> _Stated exercise_: Print the listing as it stands, omitting all images.

> _Recorded data_:
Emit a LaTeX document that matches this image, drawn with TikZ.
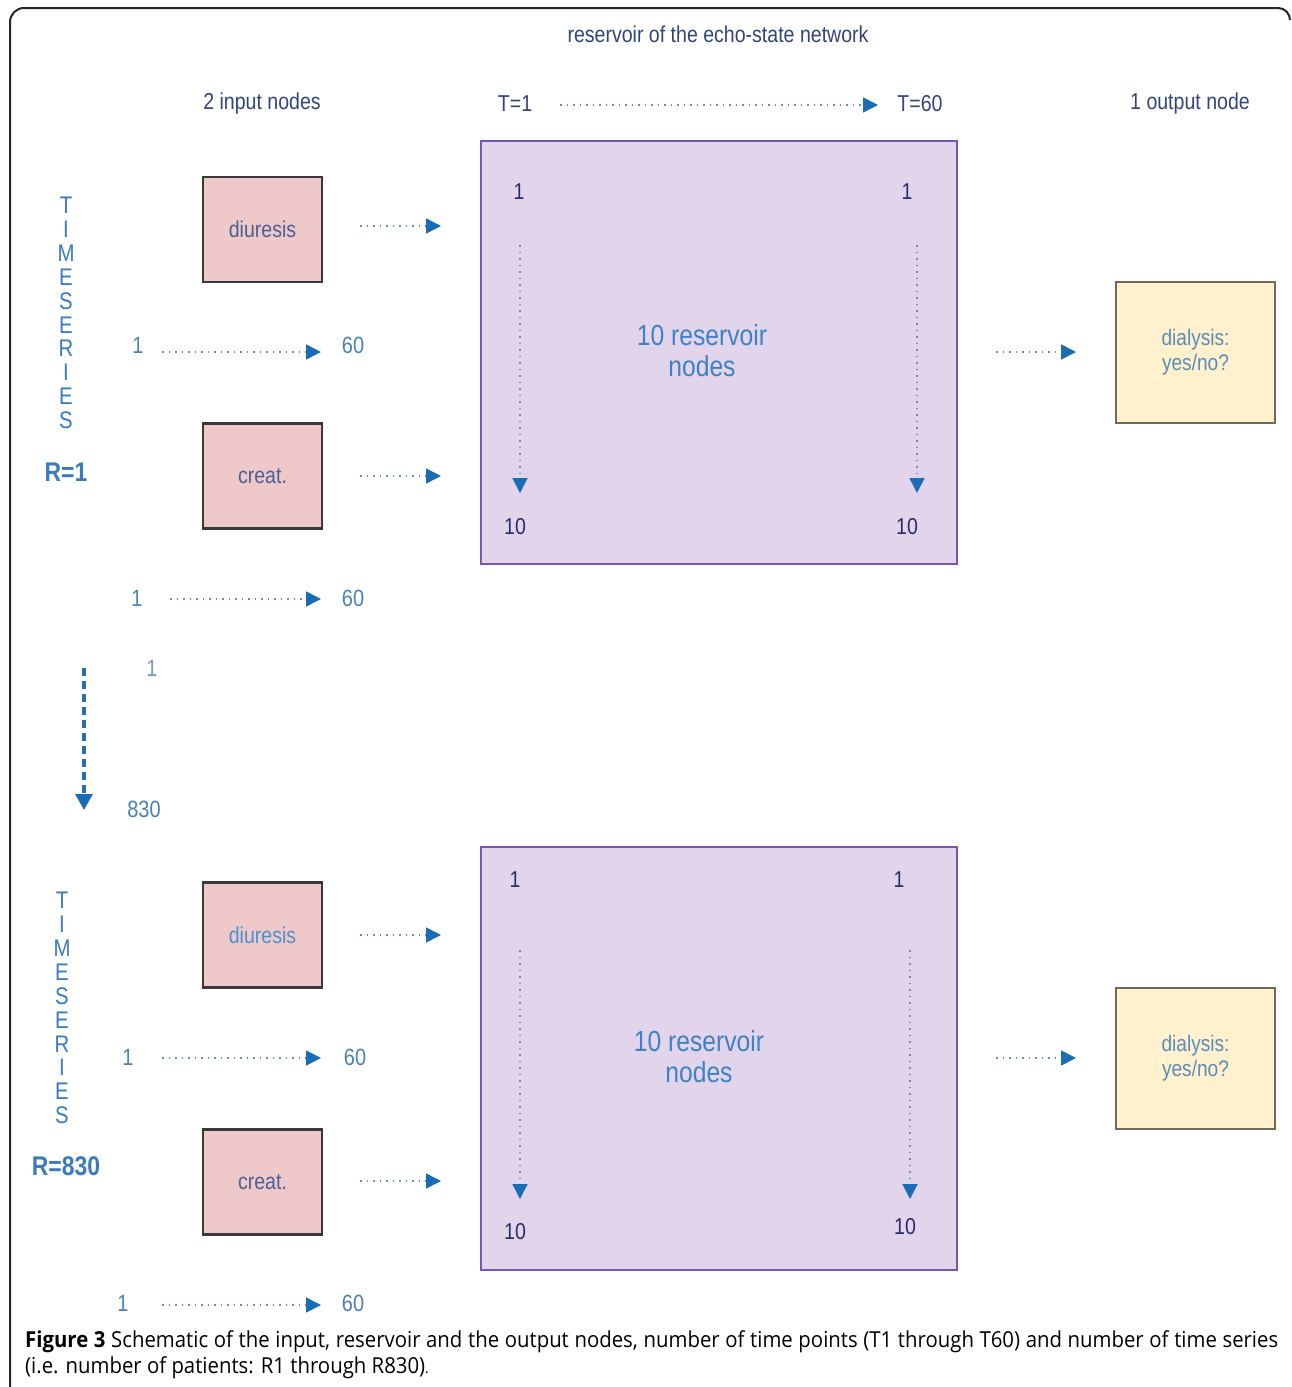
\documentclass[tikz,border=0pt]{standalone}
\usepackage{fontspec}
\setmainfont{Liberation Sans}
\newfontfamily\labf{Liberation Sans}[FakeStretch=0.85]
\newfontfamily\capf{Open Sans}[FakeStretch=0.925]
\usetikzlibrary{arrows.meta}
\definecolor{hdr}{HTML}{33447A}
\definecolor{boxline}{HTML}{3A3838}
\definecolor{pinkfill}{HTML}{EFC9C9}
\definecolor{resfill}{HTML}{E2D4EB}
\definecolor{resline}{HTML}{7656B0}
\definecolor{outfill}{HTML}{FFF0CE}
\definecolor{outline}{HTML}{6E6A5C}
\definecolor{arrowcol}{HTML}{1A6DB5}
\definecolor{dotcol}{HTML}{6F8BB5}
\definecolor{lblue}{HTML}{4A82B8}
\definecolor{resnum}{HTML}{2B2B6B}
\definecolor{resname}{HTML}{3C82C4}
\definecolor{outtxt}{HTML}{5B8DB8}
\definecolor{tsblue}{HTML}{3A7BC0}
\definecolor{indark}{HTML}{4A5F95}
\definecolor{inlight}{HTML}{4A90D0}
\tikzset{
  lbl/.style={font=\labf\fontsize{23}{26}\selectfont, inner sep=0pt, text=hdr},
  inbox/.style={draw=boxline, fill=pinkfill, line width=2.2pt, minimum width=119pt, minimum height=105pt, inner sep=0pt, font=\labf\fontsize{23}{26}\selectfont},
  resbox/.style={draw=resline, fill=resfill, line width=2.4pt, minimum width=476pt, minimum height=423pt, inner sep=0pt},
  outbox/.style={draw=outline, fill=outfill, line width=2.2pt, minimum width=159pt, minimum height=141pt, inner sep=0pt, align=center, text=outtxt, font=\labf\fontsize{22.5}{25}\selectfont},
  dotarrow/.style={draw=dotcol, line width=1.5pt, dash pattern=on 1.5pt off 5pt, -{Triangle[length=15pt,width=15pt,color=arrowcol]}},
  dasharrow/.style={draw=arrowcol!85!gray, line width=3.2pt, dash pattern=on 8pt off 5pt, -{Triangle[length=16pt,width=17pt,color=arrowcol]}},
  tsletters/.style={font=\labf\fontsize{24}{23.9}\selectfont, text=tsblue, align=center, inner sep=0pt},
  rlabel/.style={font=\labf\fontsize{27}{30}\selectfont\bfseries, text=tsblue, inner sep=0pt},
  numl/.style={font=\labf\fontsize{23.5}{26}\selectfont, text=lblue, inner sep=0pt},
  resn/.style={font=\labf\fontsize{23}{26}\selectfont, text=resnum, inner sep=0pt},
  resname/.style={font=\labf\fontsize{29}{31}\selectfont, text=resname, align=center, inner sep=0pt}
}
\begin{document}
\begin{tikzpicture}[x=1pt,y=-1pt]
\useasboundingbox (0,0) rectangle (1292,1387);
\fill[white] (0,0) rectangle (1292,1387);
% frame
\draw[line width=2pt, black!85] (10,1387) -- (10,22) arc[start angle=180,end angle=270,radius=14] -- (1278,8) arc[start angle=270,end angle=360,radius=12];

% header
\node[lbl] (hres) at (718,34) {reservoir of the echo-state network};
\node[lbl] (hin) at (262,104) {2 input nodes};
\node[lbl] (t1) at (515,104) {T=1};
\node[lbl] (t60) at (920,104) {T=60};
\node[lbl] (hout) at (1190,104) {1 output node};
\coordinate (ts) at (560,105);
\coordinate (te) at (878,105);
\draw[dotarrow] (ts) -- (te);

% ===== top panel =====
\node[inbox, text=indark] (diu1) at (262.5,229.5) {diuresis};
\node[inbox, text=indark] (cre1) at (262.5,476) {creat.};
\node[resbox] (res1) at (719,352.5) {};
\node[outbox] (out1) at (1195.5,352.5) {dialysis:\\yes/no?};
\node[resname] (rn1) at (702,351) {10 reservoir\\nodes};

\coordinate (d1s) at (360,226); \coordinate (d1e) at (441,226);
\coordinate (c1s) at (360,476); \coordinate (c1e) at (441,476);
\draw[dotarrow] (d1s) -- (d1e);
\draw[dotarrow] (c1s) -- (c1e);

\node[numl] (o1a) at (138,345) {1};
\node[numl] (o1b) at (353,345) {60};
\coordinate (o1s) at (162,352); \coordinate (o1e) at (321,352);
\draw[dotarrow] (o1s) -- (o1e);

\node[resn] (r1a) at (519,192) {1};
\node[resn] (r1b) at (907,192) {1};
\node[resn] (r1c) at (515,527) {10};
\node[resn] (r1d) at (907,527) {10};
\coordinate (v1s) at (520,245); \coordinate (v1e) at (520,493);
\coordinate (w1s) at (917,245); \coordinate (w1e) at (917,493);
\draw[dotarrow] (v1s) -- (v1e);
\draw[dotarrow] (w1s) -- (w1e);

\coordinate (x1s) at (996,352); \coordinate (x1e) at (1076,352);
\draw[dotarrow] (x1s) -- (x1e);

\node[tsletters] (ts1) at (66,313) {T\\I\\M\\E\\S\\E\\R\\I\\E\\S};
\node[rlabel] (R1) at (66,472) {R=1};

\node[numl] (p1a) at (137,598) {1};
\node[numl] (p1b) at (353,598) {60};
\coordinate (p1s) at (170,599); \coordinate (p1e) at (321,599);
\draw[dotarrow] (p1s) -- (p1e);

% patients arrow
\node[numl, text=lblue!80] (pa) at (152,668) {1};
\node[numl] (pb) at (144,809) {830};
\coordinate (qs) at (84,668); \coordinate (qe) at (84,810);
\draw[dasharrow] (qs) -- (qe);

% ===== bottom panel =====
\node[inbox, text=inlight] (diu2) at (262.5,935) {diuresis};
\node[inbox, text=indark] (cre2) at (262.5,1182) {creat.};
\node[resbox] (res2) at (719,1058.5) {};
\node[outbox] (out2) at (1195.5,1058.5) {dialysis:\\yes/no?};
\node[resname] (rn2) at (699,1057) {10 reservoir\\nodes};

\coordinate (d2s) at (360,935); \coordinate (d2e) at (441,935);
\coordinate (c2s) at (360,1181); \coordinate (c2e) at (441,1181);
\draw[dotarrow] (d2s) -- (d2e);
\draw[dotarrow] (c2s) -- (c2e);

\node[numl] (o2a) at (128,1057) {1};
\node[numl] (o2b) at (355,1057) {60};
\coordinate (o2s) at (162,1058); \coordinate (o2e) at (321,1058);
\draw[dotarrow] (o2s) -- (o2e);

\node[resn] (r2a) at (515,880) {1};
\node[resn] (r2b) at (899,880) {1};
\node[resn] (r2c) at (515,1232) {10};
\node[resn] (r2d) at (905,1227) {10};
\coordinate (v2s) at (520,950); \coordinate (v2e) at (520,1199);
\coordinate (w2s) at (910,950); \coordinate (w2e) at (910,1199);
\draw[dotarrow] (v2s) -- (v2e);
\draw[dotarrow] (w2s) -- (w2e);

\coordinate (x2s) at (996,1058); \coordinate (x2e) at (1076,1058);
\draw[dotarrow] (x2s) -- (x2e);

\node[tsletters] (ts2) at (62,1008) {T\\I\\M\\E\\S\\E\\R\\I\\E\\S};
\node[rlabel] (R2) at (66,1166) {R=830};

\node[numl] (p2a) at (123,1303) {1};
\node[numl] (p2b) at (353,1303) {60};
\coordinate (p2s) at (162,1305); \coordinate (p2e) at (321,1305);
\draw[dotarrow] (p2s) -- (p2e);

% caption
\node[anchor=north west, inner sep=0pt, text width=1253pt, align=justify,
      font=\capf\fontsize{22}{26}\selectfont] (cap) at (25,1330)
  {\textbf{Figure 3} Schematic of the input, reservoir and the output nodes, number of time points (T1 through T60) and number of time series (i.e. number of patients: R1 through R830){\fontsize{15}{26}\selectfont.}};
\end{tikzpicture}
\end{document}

> _Correct output_:
Emit a LaTeX document that matches this image, drawn with TikZ.
\documentclass[tikz,border=0pt]{standalone}
\usepackage{fontspec}
\setmainfont{Liberation Sans}
\newfontfamily\labf{Liberation Sans}[FakeStretch=0.85]
\newfontfamily\capf{Open Sans}[FakeStretch=0.925]
\usetikzlibrary{arrows.meta}
\definecolor{hdr}{HTML}{33447A}
\definecolor{boxline}{HTML}{3A3838}
\definecolor{pinkfill}{HTML}{EFC9C9}
\definecolor{resfill}{HTML}{E2D4EB}
\definecolor{resline}{HTML}{7656B0}
\definecolor{outfill}{HTML}{FFF0CE}
\definecolor{outline}{HTML}{6E6A5C}
\definecolor{arrowcol}{HTML}{1A6DB5}
\definecolor{dotcol}{HTML}{6F8BB5}
\definecolor{lblue}{HTML}{4A82B8}
\definecolor{resnum}{HTML}{2B2B6B}
\definecolor{resname}{HTML}{3C82C4}
\definecolor{outtxt}{HTML}{5B8DB8}
\definecolor{tsblue}{HTML}{3A7BC0}
\definecolor{indark}{HTML}{4A5F95}
\definecolor{inlight}{HTML}{4A90D0}
\tikzset{
  lbl/.style={font=\labf\fontsize{23}{26}\selectfont, inner sep=0pt, text=hdr},
  inbox/.style={draw=boxline, fill=pinkfill, line width=2.2pt, minimum width=119pt, minimum height=105pt, inner sep=0pt, font=\labf\fontsize{23}{26}\selectfont},
  resbox/.style={draw=resline, fill=resfill, line width=2.4pt, minimum width=476pt, minimum height=423pt, inner sep=0pt},
  outbox/.style={draw=outline, fill=outfill, line width=2.2pt, minimum width=159pt, minimum height=141pt, inner sep=0pt, align=center, text=outtxt, font=\labf\fontsize{22.5}{25}\selectfont},
  dotarrow/.style={draw=dotcol, line width=1.5pt, dash pattern=on 1.5pt off 5pt, -{Triangle[length=15pt,width=15pt,color=arrowcol]}},
  dasharrow/.style={draw=arrowcol!85!gray, line width=3.2pt, dash pattern=on 8pt off 5pt, -{Triangle[length=16pt,width=17pt,color=arrowcol]}},
  tsletters/.style={font=\labf\fontsize{24}{23.9}\selectfont, text=tsblue, align=center, inner sep=0pt},
  rlabel/.style={font=\labf\fontsize{27}{30}\selectfont\bfseries, text=tsblue, inner sep=0pt},
  numl/.style={font=\labf\fontsize{23.5}{26}\selectfont, text=lblue, inner sep=0pt},
  resn/.style={font=\labf\fontsize{23}{26}\selectfont, text=resnum, inner sep=0pt},
  resname/.style={font=\labf\fontsize{29}{31}\selectfont, text=resname, align=center, inner sep=0pt}
}
\begin{document}
\begin{tikzpicture}[x=1pt,y=-1pt]
\useasboundingbox (0,0) rectangle (1292,1387);
\fill[white] (0,0) rectangle (1292,1387);
% frame
\draw[line width=2pt, black!85] (10,1387) -- (10,22) arc[start angle=180,end angle=270,radius=14] -- (1278,8) arc[start angle=270,end angle=360,radius=12];

% header
\node[lbl] (hres) at (718,34) {reservoir of the echo-state network};
\node[lbl] (hin) at (262,104) {2 input nodes};
\node[lbl] (t1) at (515,104) {T=1};
\node[lbl] (t60) at (920,104) {T=60};
\node[lbl] (hout) at (1190,104) {1 output node};
\coordinate (ts) at (560,105);
\coordinate (te) at (878,105);
\draw[dotarrow] (ts) -- (te);

% ===== top panel =====
\node[inbox, text=indark] (diu1) at (262.5,229.5) {diuresis};
\node[inbox, text=indark] (cre1) at (262.5,476) {creat.};
\node[resbox] (res1) at (719,352.5) {};
\node[outbox] (out1) at (1195.5,352.5) {dialysis:\\yes/no?};
\node[resname] (rn1) at (702,351) {10 reservoir\\nodes};

\coordinate (d1s) at (360,226); \coordinate (d1e) at (441,226);
\coordinate (c1s) at (360,476); \coordinate (c1e) at (441,476);
\draw[dotarrow] (d1s) -- (d1e);
\draw[dotarrow] (c1s) -- (c1e);

\node[numl] (o1a) at (138,345) {1};
\node[numl] (o1b) at (353,345) {60};
\coordinate (o1s) at (162,352); \coordinate (o1e) at (321,352);
\draw[dotarrow] (o1s) -- (o1e);

\node[resn] (r1a) at (519,192) {1};
\node[resn] (r1b) at (907,192) {1};
\node[resn] (r1c) at (515,527) {10};
\node[resn] (r1d) at (907,527) {10};
\coordinate (v1s) at (520,245); \coordinate (v1e) at (520,493);
\coordinate (w1s) at (917,245); \coordinate (w1e) at (917,493);
\draw[dotarrow] (v1s) -- (v1e);
\draw[dotarrow] (w1s) -- (w1e);

\coordinate (x1s) at (996,352); \coordinate (x1e) at (1076,352);
\draw[dotarrow] (x1s) -- (x1e);

\node[tsletters] (ts1) at (66,313) {T\\I\\M\\E\\S\\E\\R\\I\\E\\S};
\node[rlabel] (R1) at (66,472) {R=1};

\node[numl] (p1a) at (137,598) {1};
\node[numl] (p1b) at (353,598) {60};
\coordinate (p1s) at (170,599); \coordinate (p1e) at (321,599);
\draw[dotarrow] (p1s) -- (p1e);

% patients arrow
\node[numl, text=lblue!80] (pa) at (152,668) {1};
\node[numl] (pb) at (144,809) {830};
\coordinate (qs) at (84,668); \coordinate (qe) at (84,810);
\draw[dasharrow] (qs) -- (qe);

% ===== bottom panel =====
\node[inbox, text=inlight] (diu2) at (262.5,935) {diuresis};
\node[inbox, text=indark] (cre2) at (262.5,1182) {creat.};
\node[resbox] (res2) at (719,1058.5) {};
\node[outbox] (out2) at (1195.5,1058.5) {dialysis:\\yes/no?};
\node[resname] (rn2) at (699,1057) {10 reservoir\\nodes};

\coordinate (d2s) at (360,935); \coordinate (d2e) at (441,935);
\coordinate (c2s) at (360,1181); \coordinate (c2e) at (441,1181);
\draw[dotarrow] (d2s) -- (d2e);
\draw[dotarrow] (c2s) -- (c2e);

\node[numl] (o2a) at (128,1057) {1};
\node[numl] (o2b) at (355,1057) {60};
\coordinate (o2s) at (162,1058); \coordinate (o2e) at (321,1058);
\draw[dotarrow] (o2s) -- (o2e);

\node[resn] (r2a) at (515,880) {1};
\node[resn] (r2b) at (899,880) {1};
\node[resn] (r2c) at (515,1232) {10};
\node[resn] (r2d) at (905,1227) {10};
\coordinate (v2s) at (520,950); \coordinate (v2e) at (520,1199);
\coordinate (w2s) at (910,950); \coordinate (w2e) at (910,1199);
\draw[dotarrow] (v2s) -- (v2e);
\draw[dotarrow] (w2s) -- (w2e);

\coordinate (x2s) at (996,1058); \coordinate (x2e) at (1076,1058);
\draw[dotarrow] (x2s) -- (x2e);

\node[tsletters] (ts2) at (62,1008) {T\\I\\M\\E\\S\\E\\R\\I\\E\\S};
\node[rlabel] (R2) at (66,1166) {R=830};

\node[numl] (p2a) at (123,1303) {1};
\node[numl] (p2b) at (353,1303) {60};
\coordinate (p2s) at (162,1305); \coordinate (p2e) at (321,1305);
\draw[dotarrow] (p2s) -- (p2e);

% caption
\node[anchor=north west, inner sep=0pt, text width=1253pt, align=justify,
      font=\capf\fontsize{22}{26}\selectfont] (cap) at (25,1330)
  {\textbf{Figure 3} Schematic of the input, reservoir and the output nodes, number of time points (T1 through T60) and number of time series (i.e. number of patients: R1 through R830){\fontsize{15}{26}\selectfont.}};
\end{tikzpicture}
\end{document}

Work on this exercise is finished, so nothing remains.